La conferma dello scontro culturale e di valori è rappresentato dalla guerra in Ucraina, dove il vero scontro nel dramma tragico della guerra e dei morti civili è anche la definizione degli equilibri globali tra il modello occidentale e quello alternativo proposto dai Paesi ex-emergenti – Cina, India, Russia, Iran, Brasile, Kazakistan… –. Questi ultimi rappresentano oltre il 45% della popolazione mondiale e sono ricchi di quelle materie prime che servono alle industrie high-tech emergenti ed ai Paesi manifatturieri come il nostro. Lo scontro è non solo politico ma anche finanziario, e funzionale a togliere al dollaro il ruolo di moneta globale. Infatti gli scambi tra queste economie sono regolati dalle loro monete in attesa di averne una alternativa al dollaro.

La rilevanza di questo scontro è data dall’incredibile aiuto all’Ucraina fornito dagli Usa, un ammontare di mezzi bellici e finanziari pari a quelli dati per l’Afganistan, Israele ed Egitto messi insieme, superando in pochi mesi tre dei maggiori destinatari di risorse di aiuti militari nella storia degli Usa; una velocità ed un ammontare senza pari nel nuovo secolo. Lo scontro tra gli Usa e la Russia appare sempre più diretto; anche l’Europa, su pressione degli Stati Uniti, si è giustamente mossa in aiuto della disastrata Ucraina, ma ora le sanzioni alla Russia che sono diventate un boomerang che ha colpito le democrazie – almeno sulla carta ma non sempre nei fatti – europee.

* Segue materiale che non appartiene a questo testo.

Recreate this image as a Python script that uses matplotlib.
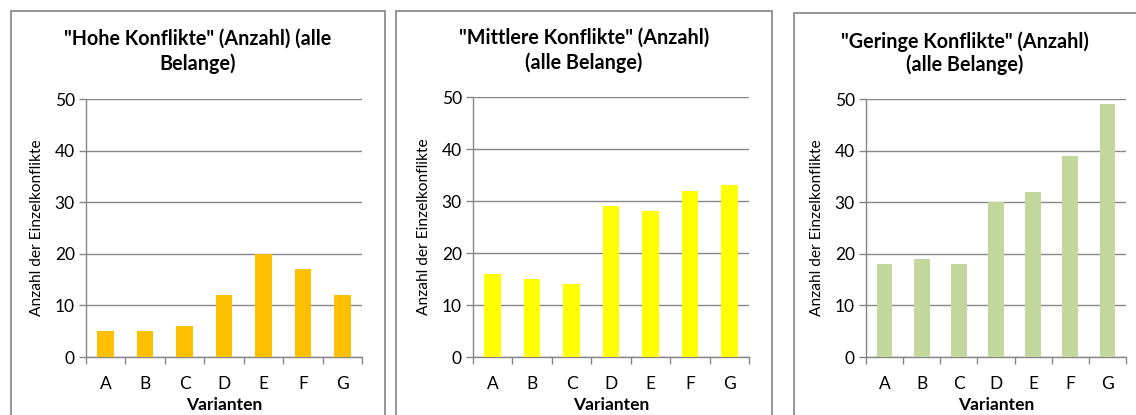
import numpy as np
import matplotlib
matplotlib.use('Agg')
import matplotlib.pyplot as plt
from matplotlib.patches import Rectangle

plt.rcParams['font.family'] = ['Lato', 'DejaVu Sans']

# conflict counts per variant
varianten = ['A', 'B', 'C', 'D', 'E', 'F', 'G']
hohe = [5, 5, 6, 12, 20, 17, 12]
mittlere = [16, 15, 14, 29, 28, 32, 33]
geringe = [18, 19, 18, 30, 32, 39, 49]

titles = ['"Hohe Konflikte" (Anzahl) (alle\nBelange)',
          '"Mittlere Konflikte" (Anzahl)\n(alle Belange)',
          '"Geringe Konflikte" (Anzahl)\n(alle Belange)']
colors = ['#FFC000', '#FFFF00', '#C3D69B']
series = [hohe, mittlere, geringe]

W, H = 1136, 415
fig = plt.figure(figsize=(W/100, H/100), dpi=100)

# pixel boxes: chart frame (x0, x1, y0) and plot area (x0, x1, y0, y1)
frames = [(11, 385, 11), (396, 772, 11), (794, 1140, 13)]
plots = [(86, 362, 99, 357), (473, 749, 97, 357), (866, 1126, 99, 357)]
title_y = [(39, 64), (38, 63), (42, 65)]

grid_col = '#868686'

for i in range(3):
    fx0, fx1, fy0 = frames[i]
    fig.patches.append(Rectangle((fx0/W, -0.1), (fx1-fx0)/W, 1.1 - fy0/H,
                                 transform=fig.transFigure, fill=False,
                                 edgecolor='#8c8c8c', linewidth=1.3))
    px0, px1, py0, py1 = plots[i]
    ax = fig.add_axes([px0/W, 1 - py1/H, (px1-px0)/W, (py1-py0)/H])
    x = np.arange(len(varianten))
    ax.bar(x, series[i], width=0.42, color=colors[i], zorder=3)
    ax.set_xlim(-0.5, len(varianten) - 0.5)
    ax.set_ylim(0, 50)
    ax.set_yticks([0, 10, 20, 30, 40, 50])
    ax.yaxis.grid(True, color=grid_col, linewidth=1.0, zorder=0)
    ax.set_axisbelow(True)
    ax.set_xticks(x)
    ax.set_xticklabels(varianten, fontsize=12.5)
    ax.set_xticks(np.arange(len(varianten) + 1) - 0.5, minor=True)
    ax.tick_params(axis='x', which='major', length=0, pad=14)
    ax.tick_params(axis='x', which='minor', length=5, color=grid_col, width=1.0)
    ax.tick_params(axis='y', length=5, color=grid_col, width=1.0, labelsize=12.5, pad=3)
    for s in ['top', 'right']:
        ax.spines[s].set_visible(False)
    for s in ['left', 'bottom']:
        ax.spines[s].set_color(grid_col)
        ax.spines[s].set_linewidth(1.0)
    ax.set_xlabel('Varianten', fontsize=12.5, fontweight='bold', labelpad=3)
    ax.set_ylabel('Anzahl der Einzelkonflikte', fontsize=11.2, labelpad=8)
    cx = (fx0 + fx1) / 2 if i < 2 else (fx0 + fx1 - 4) / 2
    l1, l2 = titles[i].split('\n')
    fig.text(cx/W, 1 - title_y[i][0]/H, l1, ha='center', va='center',
             fontsize=14.2, fontweight='bold')
    fig.text(cx/W, 1 - title_y[i][1]/H, l2, ha='center', va='center',
             fontsize=14.2, fontweight='bold')

plt.savefig('out.png', dpi=100)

La guerra così aspra e dura mette le coscienze a dura prova di fronte agli eccidi che vengono raccontati e rende difficile una chiara unanimità di decisioni. Lo scontro finanziario da un lato indebolisce l’Europa, dall’altro rafforza gli Usa e la sua economia, favorisce la durabilità del dollaro messo a dura prova ed a rischio dal suo immenso volume e lo rafforza rispetto all’euro che viene indebolito, come si vede ogni giorno; tutto diventa un risiko finanziario in cui le carte vengono date da altri. La politica finanziaria degli Usa basata sulla stampa infinita di carta rischia di essere messa alle strette dai fatti e dalla sua difficile sostenibilità, ma ora resta senza alternative.

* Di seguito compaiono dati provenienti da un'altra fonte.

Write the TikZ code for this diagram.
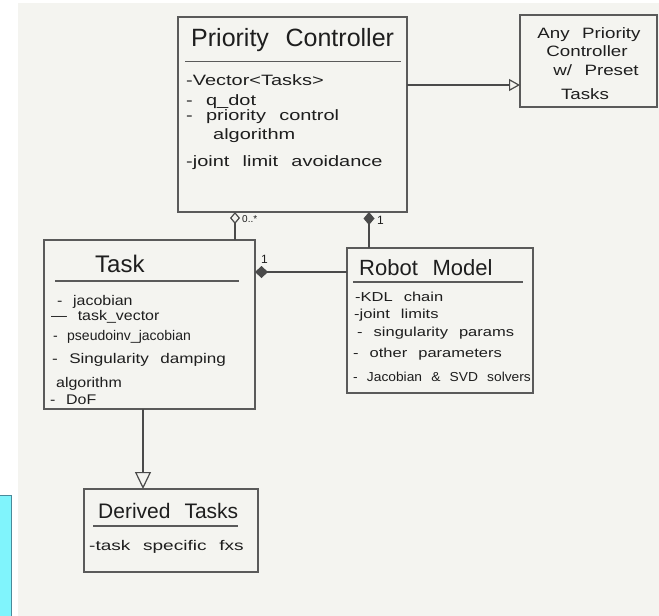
\documentclass[tikz,border=0pt]{standalone}
\usepackage{fontspec}
\setmainfont[WordSpace={2.4}]{Liberation Sans}
\usetikzlibrary{arrows.meta}
\definecolor{bg}{HTML}{F4F4F0}
\definecolor{boxline}{HTML}{5A5A5A}
\definecolor{conline}{HTML}{4A4A4A}
\definecolor{inkt}{HTML}{1E1E1E}
\definecolor{cyanbox}{HTML}{80F4FC}
\definecolor{cyanedge}{HTML}{4A8A9A}
\newcommand\myfs[2]{\fontsize{#1}{#1}\selectfont\addfontfeatures{FakeStretch=#2}}
\tikzset{
  umlbox/.style={draw=boxline, line width=1.4pt, inner sep=0pt, outer sep=0pt, anchor=north west},
  divider/.style={draw=boxline, line width=1.2pt},
  conn/.style={draw=conline, line width=1.2pt},
  ttl/.style={text=inkt, inner sep=0pt, anchor=base west},
  attr/.style={text=inkt, inner sep=0pt, anchor=base west, font=\myfs{15}{1.33}},
  tattr/.style={text=inkt, inner sep=0pt, anchor=base west, font=\myfs{14}{1.14}},
  rattr/.style={text=inkt, inner sep=0pt, anchor=base west, font=\myfs{13}{1.27}},
  dattr/.style={text=inkt, inner sep=0pt, anchor=base west, font=\myfs{14}{1.36}},
  mult/.style={text=inkt, inner sep=0pt, anchor=west},
  anytxt/.style={text=inkt, inner sep=0pt, anchor=base, font=\myfs{15}{1.25}}
}
\begin{document}
\begin{tikzpicture}[x=1pt,y=-1pt]
\useasboundingbox (0,0) rectangle (659,616);
\fill[white] (0,0) rectangle (659,616);
\fill[bg] (18,3) rectangle (659,616);
\filldraw[fill=cyanbox, draw=cyanedge, line width=0.8pt] (-2,495) rectangle (11,618);

% boxes
\node[umlbox, minimum width=229pt, minimum height=195pt] (pc) at (178,17) {};
\node[umlbox, minimum width=137pt, minimum height=92pt] (any) at (520,15) {};
\node[umlbox, minimum width=211pt, minimum height=169pt] (task) at (44,240) {};
\node[umlbox, minimum width=186pt, minimum height=145pt] (robot) at (347,248) {};
\node[umlbox, minimum width=174pt, minimum height=83pt] (derived) at (84,489) {};

% Priority Controller
\node[ttl, font=\fontsize{25}{28}\selectfont] (pct) at (191,46) {Priority Controller};
\draw[divider] (185,61.7) -- (401,61.7);
\node[attr] (pca1) at (186,85) {-Vector<Tasks>};
\node[attr] (pca2) at (186,105) {- q\_dot};
\node[attr] (pca3) at (186,120) {- priority control};
\node[attr] (pca4) at (213,139) {algorithm};
\node[attr] (pca5) at (186,166) {-joint limit avoidance};

% Any Priority Controller
\node[anytxt] (an1) at (589,38) {Any Priority};
\node[anytxt] (an2) at (587,56) {Controller};
\node[anytxt] (an3) at (596,75) {w/ Preset};
\node[anytxt] (an4) at (585,99) {Tasks};

% Task
\node[ttl, font=\fontsize{24}{28}\selectfont] (tt) at (95,272) {Task};
\draw[divider] (55,281) -- (239,281);
\node[tattr] (ta1) at (57,305) {- jacobian};
\node[tattr] (ta2) at (51,320) {— task\_vector};
\node[tattr, font=\myfs{14}{1.0}] (ta3) at (53,340) {- pseudoinv\_jacobian};
\node[tattr, font=\myfs{14}{1.22}] (ta4) at (52,363) {- Singularity damping};
\node[tattr] (ta5) at (56,387) {algorithm};
\node[tattr] (ta6) at (50,404) {- DoF};

% Robot Model
\node[ttl, font=\fontsize{22}{26}\selectfont] (rt) at (359,275) {Robot Model};
\draw[divider] (353,282) -- (523,282);
\node[rattr] (ra1) at (355,301) {-KDL chain};
\node[rattr] (ra2) at (354,318) {-joint limits};
\node[rattr] (ra3) at (357,336) {- singularity params};
\node[rattr] (ra4) at (353,357) {- other parameters};
\node[rattr, font=\myfs{13}{1.06}] (ra5) at (353,381) {- Jacobian \& SVD solvers};

% Derived Tasks
\node[ttl, font=\fontsize{21}{25}\selectfont] (dt) at (98,518) {Derived Tasks};
\draw[divider] (93,526) -- (238,526);
\node[dattr] (da1) at (89,550) {-task specific fxs};

% connectors
\draw[conn, -{Triangle[open, length=11pt, width=12pt]}] (pc.east |- 0,85) -- (any.west |- 0,85);
\draw[conn, -{Diamond[open, length=12pt, width=10pt]}] (task.north -| 235,0) -- (pc.south -| 235,0);
\draw[conn, -{Diamond[length=13pt, width=11pt]}] (robot.north -| 369,0) -- (pc.south -| 369,0);
\draw[conn, -{Diamond[length=13pt, width=12pt]}] (robot.west |- 0,272) -- (task.east |- 0,272);
\draw[conn, -{Triangle[open, length=17pt, width=16pt]}] (task.south -| 143,0) -- (derived.north -| 143,0);

% multiplicities
\node[mult, font=\fontsize{10}{11}\selectfont] (m1) at (242,219) {0..*};
\node[mult, font=\fontsize{12}{13}\selectfont] (m2) at (377,220) {1};
\node[mult, font=\fontsize{12}{13}\selectfont] (m3) at (261,259) {1};
\end{tikzpicture}
\end{document}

Siamo di fronte al collasso della politica a favore della forza che finisce sempre in dramma, la mancanza di uomini politici veri, consapevoli dei drammi della guerra, della storia e delle sue vicissitudini ha impedito la soluzione negoziata di antichi conflitti che da troppo tempo giacevano irrisolti sotto le ceneri. Anche questa mancanza di cultura diventa una condizione per esercitare forme di tirannia politica – ma quel che è peggio, anche di tirannia finanziaria.